*Task statement:*
Output every line of the material exactly, omitting images.

[START Data excerpt]

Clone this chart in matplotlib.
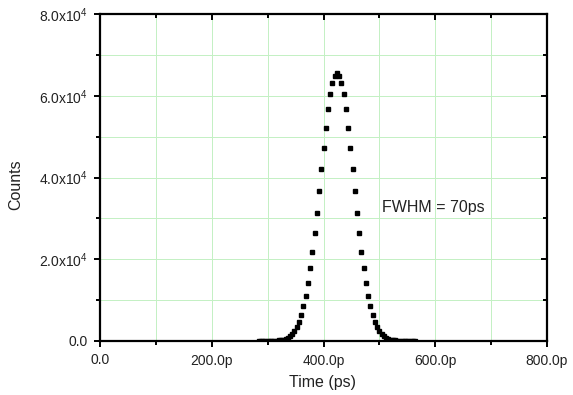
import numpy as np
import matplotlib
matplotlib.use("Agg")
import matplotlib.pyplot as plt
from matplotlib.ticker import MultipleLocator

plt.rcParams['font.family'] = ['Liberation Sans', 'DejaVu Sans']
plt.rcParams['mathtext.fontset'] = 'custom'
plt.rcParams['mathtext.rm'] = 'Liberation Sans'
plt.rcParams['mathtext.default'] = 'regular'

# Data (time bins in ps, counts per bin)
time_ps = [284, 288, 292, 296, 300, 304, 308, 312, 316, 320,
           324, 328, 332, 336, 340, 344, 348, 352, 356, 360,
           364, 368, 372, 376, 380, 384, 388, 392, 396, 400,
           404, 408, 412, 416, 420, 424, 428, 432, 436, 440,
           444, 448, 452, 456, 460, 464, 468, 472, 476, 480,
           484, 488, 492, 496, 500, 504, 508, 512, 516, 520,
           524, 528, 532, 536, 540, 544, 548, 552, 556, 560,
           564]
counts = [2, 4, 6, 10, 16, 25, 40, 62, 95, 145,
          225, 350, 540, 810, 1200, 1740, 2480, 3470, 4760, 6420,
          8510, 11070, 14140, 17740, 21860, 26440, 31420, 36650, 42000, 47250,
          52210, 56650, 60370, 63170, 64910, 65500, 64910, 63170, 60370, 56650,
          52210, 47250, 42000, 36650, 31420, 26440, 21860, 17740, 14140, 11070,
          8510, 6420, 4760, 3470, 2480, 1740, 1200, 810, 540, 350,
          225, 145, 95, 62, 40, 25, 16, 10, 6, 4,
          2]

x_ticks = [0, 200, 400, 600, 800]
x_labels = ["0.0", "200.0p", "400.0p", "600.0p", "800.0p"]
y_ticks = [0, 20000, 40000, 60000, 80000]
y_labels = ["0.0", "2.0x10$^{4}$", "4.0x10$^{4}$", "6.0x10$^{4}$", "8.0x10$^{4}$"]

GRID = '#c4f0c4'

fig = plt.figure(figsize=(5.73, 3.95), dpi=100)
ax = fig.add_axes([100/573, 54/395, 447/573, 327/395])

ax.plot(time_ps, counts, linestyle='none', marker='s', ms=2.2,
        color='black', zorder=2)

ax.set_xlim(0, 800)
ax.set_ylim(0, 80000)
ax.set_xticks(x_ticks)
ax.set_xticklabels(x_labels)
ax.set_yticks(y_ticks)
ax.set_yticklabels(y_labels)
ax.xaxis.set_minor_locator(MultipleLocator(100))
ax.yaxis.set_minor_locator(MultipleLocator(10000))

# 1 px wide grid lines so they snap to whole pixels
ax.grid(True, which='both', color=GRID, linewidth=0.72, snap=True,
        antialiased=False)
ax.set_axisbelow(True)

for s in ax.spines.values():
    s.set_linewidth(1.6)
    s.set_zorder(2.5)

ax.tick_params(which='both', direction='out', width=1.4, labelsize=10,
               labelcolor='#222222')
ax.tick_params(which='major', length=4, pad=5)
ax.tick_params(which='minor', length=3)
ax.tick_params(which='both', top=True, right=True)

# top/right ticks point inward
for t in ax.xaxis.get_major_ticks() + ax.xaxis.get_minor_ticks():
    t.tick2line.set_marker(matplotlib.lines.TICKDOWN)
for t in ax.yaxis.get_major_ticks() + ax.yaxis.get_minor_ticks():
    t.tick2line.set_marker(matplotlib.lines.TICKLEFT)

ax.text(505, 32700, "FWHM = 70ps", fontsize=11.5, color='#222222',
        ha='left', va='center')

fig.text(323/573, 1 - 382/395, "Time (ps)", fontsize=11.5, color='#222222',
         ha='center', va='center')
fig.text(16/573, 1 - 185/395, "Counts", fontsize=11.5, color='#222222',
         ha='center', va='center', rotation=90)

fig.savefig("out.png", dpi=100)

[END Data excerpt]

*Output for this task:*
Clone this chart in matplotlib.
import numpy as np
import matplotlib
matplotlib.use("Agg")
import matplotlib.pyplot as plt
from matplotlib.ticker import MultipleLocator

plt.rcParams['font.family'] = ['Liberation Sans', 'DejaVu Sans']
plt.rcParams['mathtext.fontset'] = 'custom'
plt.rcParams['mathtext.rm'] = 'Liberation Sans'
plt.rcParams['mathtext.default'] = 'regular'

# Data (time bins in ps, counts per bin)
time_ps = [284, 288, 292, 296, 300, 304, 308, 312, 316, 320,
           324, 328, 332, 336, 340, 344, 348, 352, 356, 360,
           364, 368, 372, 376, 380, 384, 388, 392, 396, 400,
           404, 408, 412, 416, 420, 424, 428, 432, 436, 440,
           444, 448, 452, 456, 460, 464, 468, 472, 476, 480,
           484, 488, 492, 496, 500, 504, 508, 512, 516, 520,
           524, 528, 532, 536, 540, 544, 548, 552, 556, 560,
           564]
counts = [2, 4, 6, 10, 16, 25, 40, 62, 95, 145,
          225, 350, 540, 810, 1200, 1740, 2480, 3470, 4760, 6420,
          8510, 11070, 14140, 17740, 21860, 26440, 31420, 36650, 42000, 47250,
          52210, 56650, 60370, 63170, 64910, 65500, 64910, 63170, 60370, 56650,
          52210, 47250, 42000, 36650, 31420, 26440, 21860, 17740, 14140, 11070,
          8510, 6420, 4760, 3470, 2480, 1740, 1200, 810, 540, 350,
          225, 145, 95, 62, 40, 25, 16, 10, 6, 4,
          2]

x_ticks = [0, 200, 400, 600, 800]
x_labels = ["0.0", "200.0p", "400.0p", "600.0p", "800.0p"]
y_ticks = [0, 20000, 40000, 60000, 80000]
y_labels = ["0.0", "2.0x10$^{4}$", "4.0x10$^{4}$", "6.0x10$^{4}$", "8.0x10$^{4}$"]

GRID = '#c4f0c4'

fig = plt.figure(figsize=(5.73, 3.95), dpi=100)
ax = fig.add_axes([100/573, 54/395, 447/573, 327/395])

ax.plot(time_ps, counts, linestyle='none', marker='s', ms=2.2,
        color='black', zorder=2)

ax.set_xlim(0, 800)
ax.set_ylim(0, 80000)
ax.set_xticks(x_ticks)
ax.set_xticklabels(x_labels)
ax.set_yticks(y_ticks)
ax.set_yticklabels(y_labels)
ax.xaxis.set_minor_locator(MultipleLocator(100))
ax.yaxis.set_minor_locator(MultipleLocator(10000))

# 1 px wide grid lines so they snap to whole pixels
ax.grid(True, which='both', color=GRID, linewidth=0.72, snap=True,
        antialiased=False)
ax.set_axisbelow(True)

for s in ax.spines.values():
    s.set_linewidth(1.6)
    s.set_zorder(2.5)

ax.tick_params(which='both', direction='out', width=1.4, labelsize=10,
               labelcolor='#222222')
ax.tick_params(which='major', length=4, pad=5)
ax.tick_params(which='minor', length=3)
ax.tick_params(which='both', top=True, right=True)

# top/right ticks point inward
for t in ax.xaxis.get_major_ticks() + ax.xaxis.get_minor_ticks():
    t.tick2line.set_marker(matplotlib.lines.TICKDOWN)
for t in ax.yaxis.get_major_ticks() + ax.yaxis.get_minor_ticks():
    t.tick2line.set_marker(matplotlib.lines.TICKLEFT)

ax.text(505, 32700, "FWHM = 70ps", fontsize=11.5, color='#222222',
        ha='left', va='center')

fig.text(323/573, 1 - 382/395, "Time (ps)", fontsize=11.5, color='#222222',
         ha='center', va='center')
fig.text(16/573, 1 - 185/395, "Counts", fontsize=11.5, color='#222222',
         ha='center', va='center', rotation=90)

fig.savefig("out.png", dpi=100)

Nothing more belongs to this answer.